- **INSTRUCTION**
Copy the data precisely, character for character, and leave out every picture.

- **THE INPUT**
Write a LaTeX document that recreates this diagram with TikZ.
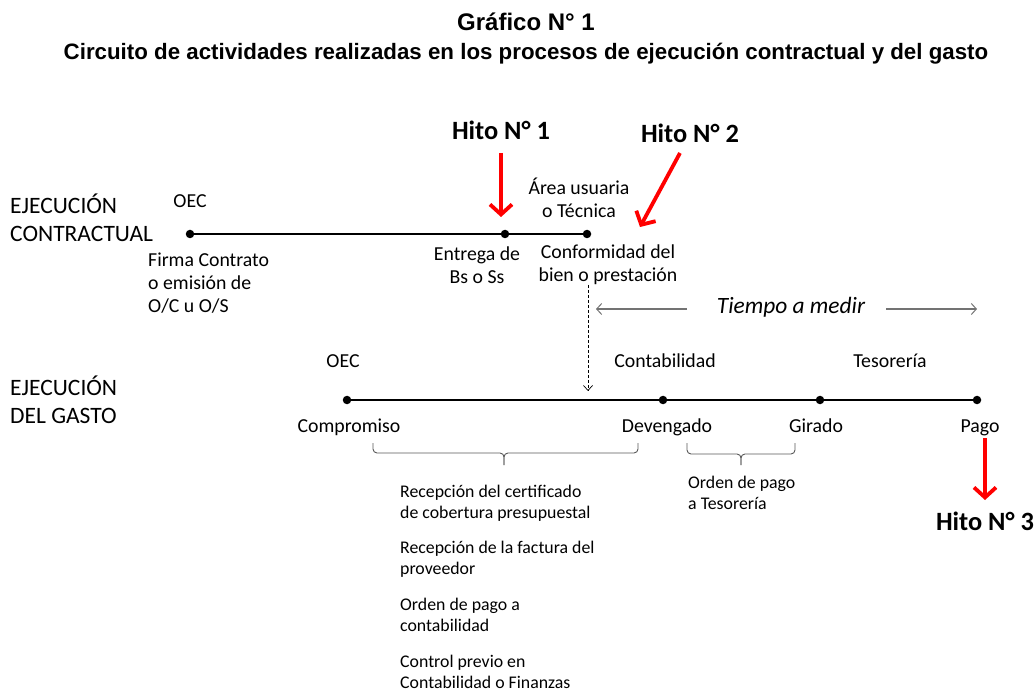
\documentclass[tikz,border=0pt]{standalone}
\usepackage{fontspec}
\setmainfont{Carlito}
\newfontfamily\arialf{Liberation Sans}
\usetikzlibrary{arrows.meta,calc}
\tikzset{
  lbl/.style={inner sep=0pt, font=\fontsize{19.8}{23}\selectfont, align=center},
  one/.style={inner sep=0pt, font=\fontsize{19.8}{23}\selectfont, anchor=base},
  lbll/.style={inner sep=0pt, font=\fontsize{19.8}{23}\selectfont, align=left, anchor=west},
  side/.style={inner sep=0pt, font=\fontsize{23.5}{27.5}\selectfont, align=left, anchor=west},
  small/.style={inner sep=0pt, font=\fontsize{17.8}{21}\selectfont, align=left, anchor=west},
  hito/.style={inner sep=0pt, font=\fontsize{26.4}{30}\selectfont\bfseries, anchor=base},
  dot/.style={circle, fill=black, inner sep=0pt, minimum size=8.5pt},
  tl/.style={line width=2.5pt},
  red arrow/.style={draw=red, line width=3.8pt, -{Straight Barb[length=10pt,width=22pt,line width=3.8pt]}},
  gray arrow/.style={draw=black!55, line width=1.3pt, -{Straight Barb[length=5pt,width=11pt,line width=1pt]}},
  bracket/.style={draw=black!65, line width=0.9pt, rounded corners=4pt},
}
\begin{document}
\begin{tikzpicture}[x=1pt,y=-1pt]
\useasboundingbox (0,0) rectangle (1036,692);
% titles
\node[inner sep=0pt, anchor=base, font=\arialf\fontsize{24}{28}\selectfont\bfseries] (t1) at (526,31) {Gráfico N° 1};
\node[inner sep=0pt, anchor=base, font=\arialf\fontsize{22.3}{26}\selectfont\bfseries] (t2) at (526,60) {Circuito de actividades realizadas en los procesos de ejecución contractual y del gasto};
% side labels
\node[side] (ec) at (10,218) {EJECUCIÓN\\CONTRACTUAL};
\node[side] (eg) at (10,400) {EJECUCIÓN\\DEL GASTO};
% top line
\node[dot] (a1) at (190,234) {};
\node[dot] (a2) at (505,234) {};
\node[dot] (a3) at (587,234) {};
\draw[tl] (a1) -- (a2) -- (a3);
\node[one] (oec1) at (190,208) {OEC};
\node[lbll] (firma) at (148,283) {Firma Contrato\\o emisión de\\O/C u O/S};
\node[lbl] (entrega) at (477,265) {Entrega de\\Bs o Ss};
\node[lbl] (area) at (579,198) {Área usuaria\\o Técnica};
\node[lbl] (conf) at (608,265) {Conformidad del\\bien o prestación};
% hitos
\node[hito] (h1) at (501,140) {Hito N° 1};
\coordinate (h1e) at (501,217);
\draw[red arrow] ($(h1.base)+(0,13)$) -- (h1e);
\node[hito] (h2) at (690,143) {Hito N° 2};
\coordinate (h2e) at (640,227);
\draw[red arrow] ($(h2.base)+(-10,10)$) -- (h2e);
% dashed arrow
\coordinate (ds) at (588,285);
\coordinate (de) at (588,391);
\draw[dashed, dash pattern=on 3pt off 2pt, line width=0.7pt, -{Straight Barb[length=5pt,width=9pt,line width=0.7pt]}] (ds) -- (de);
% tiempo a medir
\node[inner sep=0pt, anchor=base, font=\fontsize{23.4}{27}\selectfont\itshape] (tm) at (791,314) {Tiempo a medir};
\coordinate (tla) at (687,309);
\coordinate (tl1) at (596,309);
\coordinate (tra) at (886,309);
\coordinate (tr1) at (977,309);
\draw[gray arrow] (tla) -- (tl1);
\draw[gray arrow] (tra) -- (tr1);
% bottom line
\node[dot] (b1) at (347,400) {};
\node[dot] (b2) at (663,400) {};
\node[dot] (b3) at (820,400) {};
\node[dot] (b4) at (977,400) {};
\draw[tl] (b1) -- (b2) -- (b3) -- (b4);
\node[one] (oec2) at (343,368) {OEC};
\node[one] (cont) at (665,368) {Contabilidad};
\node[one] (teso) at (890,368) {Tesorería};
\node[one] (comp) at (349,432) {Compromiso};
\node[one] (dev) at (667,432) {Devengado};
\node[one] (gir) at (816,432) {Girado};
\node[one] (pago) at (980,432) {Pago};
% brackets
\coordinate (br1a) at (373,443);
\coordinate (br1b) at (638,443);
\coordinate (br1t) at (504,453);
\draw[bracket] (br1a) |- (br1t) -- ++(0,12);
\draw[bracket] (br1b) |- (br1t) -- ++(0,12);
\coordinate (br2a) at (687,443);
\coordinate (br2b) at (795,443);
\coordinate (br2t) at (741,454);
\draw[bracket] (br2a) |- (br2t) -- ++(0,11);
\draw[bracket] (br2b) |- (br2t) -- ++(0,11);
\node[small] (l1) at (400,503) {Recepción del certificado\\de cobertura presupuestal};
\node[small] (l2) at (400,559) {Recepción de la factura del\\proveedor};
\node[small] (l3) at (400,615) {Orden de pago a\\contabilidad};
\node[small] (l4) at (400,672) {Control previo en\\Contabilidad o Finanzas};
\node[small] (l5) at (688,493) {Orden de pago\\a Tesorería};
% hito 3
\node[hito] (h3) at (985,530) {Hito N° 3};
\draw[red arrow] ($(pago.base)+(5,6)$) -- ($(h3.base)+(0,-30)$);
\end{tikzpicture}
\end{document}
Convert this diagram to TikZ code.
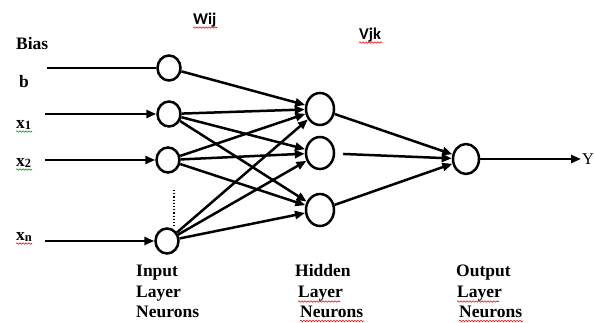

- **RESPONSE TO THE TASK**
Write a LaTeX document that recreates this diagram with TikZ.
\documentclass[tikz,border=0pt]{standalone}
\usepackage{fontspec}
\setmainfont{Carlito}
\newfontfamily\arialf{Liberation Sans}
\usetikzlibrary{arrows.meta,calc}
\tikzset{
  lbl/.style={inner sep=0pt, font=\fontsize{19.8}{23}\selectfont, align=center},
  one/.style={inner sep=0pt, font=\fontsize{19.8}{23}\selectfont, anchor=base},
  lbll/.style={inner sep=0pt, font=\fontsize{19.8}{23}\selectfont, align=left, anchor=west},
  side/.style={inner sep=0pt, font=\fontsize{23.5}{27.5}\selectfont, align=left, anchor=west},
  small/.style={inner sep=0pt, font=\fontsize{17.8}{21}\selectfont, align=left, anchor=west},
  hito/.style={inner sep=0pt, font=\fontsize{26.4}{30}\selectfont\bfseries, anchor=base},
  dot/.style={circle, fill=black, inner sep=0pt, minimum size=8.5pt},
  tl/.style={line width=2.5pt},
  red arrow/.style={draw=red, line width=3.8pt, -{Straight Barb[length=10pt,width=22pt,line width=3.8pt]}},
  gray arrow/.style={draw=black!55, line width=1.3pt, -{Straight Barb[length=5pt,width=11pt,line width=1pt]}},
  bracket/.style={draw=black!65, line width=0.9pt, rounded corners=4pt},
}
\begin{document}
\begin{tikzpicture}[x=1pt,y=-1pt]
\useasboundingbox (0,0) rectangle (1036,692);
% titles
\node[inner sep=0pt, anchor=base, font=\arialf\fontsize{24}{28}\selectfont\bfseries] (t1) at (526,31) {Gráfico N° 1};
\node[inner sep=0pt, anchor=base, font=\arialf\fontsize{22.3}{26}\selectfont\bfseries] (t2) at (526,60) {Circuito de actividades realizadas en los procesos de ejecución contractual y del gasto};
% side labels
\node[side] (ec) at (10,218) {EJECUCIÓN\\CONTRACTUAL};
\node[side] (eg) at (10,400) {EJECUCIÓN\\DEL GASTO};
% top line
\node[dot] (a1) at (190,234) {};
\node[dot] (a2) at (505,234) {};
\node[dot] (a3) at (587,234) {};
\draw[tl] (a1) -- (a2) -- (a3);
\node[one] (oec1) at (190,208) {OEC};
\node[lbll] (firma) at (148,283) {Firma Contrato\\o emisión de\\O/C u O/S};
\node[lbl] (entrega) at (477,265) {Entrega de\\Bs o Ss};
\node[lbl] (area) at (579,198) {Área usuaria\\o Técnica};
\node[lbl] (conf) at (608,265) {Conformidad del\\bien o prestación};
% hitos
\node[hito] (h1) at (501,140) {Hito N° 1};
\coordinate (h1e) at (501,217);
\draw[red arrow] ($(h1.base)+(0,13)$) -- (h1e);
\node[hito] (h2) at (690,143) {Hito N° 2};
\coordinate (h2e) at (640,227);
\draw[red arrow] ($(h2.base)+(-10,10)$) -- (h2e);
% dashed arrow
\coordinate (ds) at (588,285);
\coordinate (de) at (588,391);
\draw[dashed, dash pattern=on 3pt off 2pt, line width=0.7pt, -{Straight Barb[length=5pt,width=9pt,line width=0.7pt]}] (ds) -- (de);
% tiempo a medir
\node[inner sep=0pt, anchor=base, font=\fontsize{23.4}{27}\selectfont\itshape] (tm) at (791,314) {Tiempo a medir};
\coordinate (tla) at (687,309);
\coordinate (tl1) at (596,309);
\coordinate (tra) at (886,309);
\coordinate (tr1) at (977,309);
\draw[gray arrow] (tla) -- (tl1);
\draw[gray arrow] (tra) -- (tr1);
% bottom line
\node[dot] (b1) at (347,400) {};
\node[dot] (b2) at (663,400) {};
\node[dot] (b3) at (820,400) {};
\node[dot] (b4) at (977,400) {};
\draw[tl] (b1) -- (b2) -- (b3) -- (b4);
\node[one] (oec2) at (343,368) {OEC};
\node[one] (cont) at (665,368) {Contabilidad};
\node[one] (teso) at (890,368) {Tesorería};
\node[one] (comp) at (349,432) {Compromiso};
\node[one] (dev) at (667,432) {Devengado};
\node[one] (gir) at (816,432) {Girado};
\node[one] (pago) at (980,432) {Pago};
% brackets
\coordinate (br1a) at (373,443);
\coordinate (br1b) at (638,443);
\coordinate (br1t) at (504,453);
\draw[bracket] (br1a) |- (br1t) -- ++(0,12);
\draw[bracket] (br1b) |- (br1t) -- ++(0,12);
\coordinate (br2a) at (687,443);
\coordinate (br2b) at (795,443);
\coordinate (br2t) at (741,454);
\draw[bracket] (br2a) |- (br2t) -- ++(0,11);
\draw[bracket] (br2b) |- (br2t) -- ++(0,11);
\node[small] (l1) at (400,503) {Recepción del certificado\\de cobertura presupuestal};
\node[small] (l2) at (400,559) {Recepción de la factura del\\proveedor};
\node[small] (l3) at (400,615) {Orden de pago a\\contabilidad};
\node[small] (l4) at (400,672) {Control previo en\\Contabilidad o Finanzas};
\node[small] (l5) at (688,493) {Orden de pago\\a Tesorería};
% hito 3
\node[hito] (h3) at (985,530) {Hito N° 3};
\draw[red arrow] ($(pago.base)+(5,6)$) -- ($(h3.base)+(0,-30)$);
\end{tikzpicture}
\end{document}
Convert this diagram to TikZ code.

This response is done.